One is a sharp-tongued, self-described "wise guy" originalist, who believes the Constitution means today what it meant when it was first written.
The other is a diplomatic former Harvard Law School dean who believes there must be "flexibility" in interpreting the nation's governing document.
Although they are often at odds with each other in written opinions, U.S. Supreme Court Justices Antonin Scalia and Elena Kagan were full of warm praise for each other Monday, saying that their common ground often overrides their ideological differences on the nation's high court.
"We have a really collegial court," Kagan told an audience of about 900 people at a forum organized by the University of Mississippi School of Law. "Sometimes you like people you agree with and sometimes you don't. Sometimes you like people you disagree with and sometimes you don't."
Scalia, as is his style, put a sharper point on it.
"If you can't disagree on the law without taking it personally, find another day job," he said. "You shouldn't be an appellate judge."
Kagan and Scalia have built a relationship in part around hunting, with Scalia introducing her to guns. Kagan said during a talk at Princeton University in November that she and Scalia would come to Mississippi in December, in part, to hunt ducks.

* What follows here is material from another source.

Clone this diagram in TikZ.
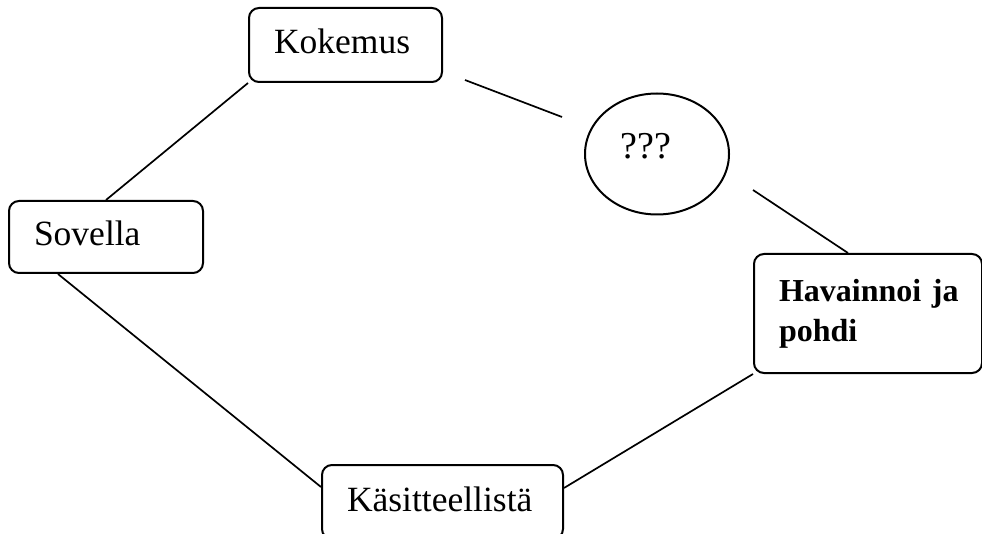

Though Scalia, who has spoken frequently in Mississippi, sometimes talks about cases, Monday's event, moderated by law school Associate Dean Jack Nowlin, steered away from questions about particular issues. Both Scalia and Kagan declined to answer a question about what they considered the court's biggest mistake in recent years.
Kagan, who's been on the court since 2010, said "my least favorite part is losing." But she also said writing dissents is "fun," going on to praise Scalia's dissent in a 1988 case where every other justice on the court voted to uphold the law permitting independent prosecutors.
Scalia, for his part, said that he hates "good losers."
"I used to play tennis with a guy who was such a good loser that it was hardly worth beating him," he said.
Scalia said his least favorite part of the court was deciding which cases to hear.
"The only mistake you can make is to take a case that you shouldn't have taken, because you've wasted time. If you turn down a case and it's a really significant issue of federal law on which the courts below are in disagreement, it'll be back next year."
Despite the blizzard of written briefs that high profile cases can bring, what lawyers say to them in the courtroom matters.
"It's rare that oral argument changes my mind. It is frequent that oral argument makes up my mind," Scalia said, explaining that lawyers who hit their case's strong points can often confirm his original take on an issue.
Scalia, the longest serving justice with 28 years on the court, said his legacy will be "textualism" — interpreting a text fairly — and originalism — interpreting the Constitution according to the meaning understood when a provision was adopted.
Kagan praised Scalia for the discipline that originalism brings to analysis. And even as her colleague squirmed in his chair, she said she believed that framers left some things open to later interpretation.
"To build a Constitution that really truly can last over time, there has to be some kind of flexibility in the joints," Kagan said.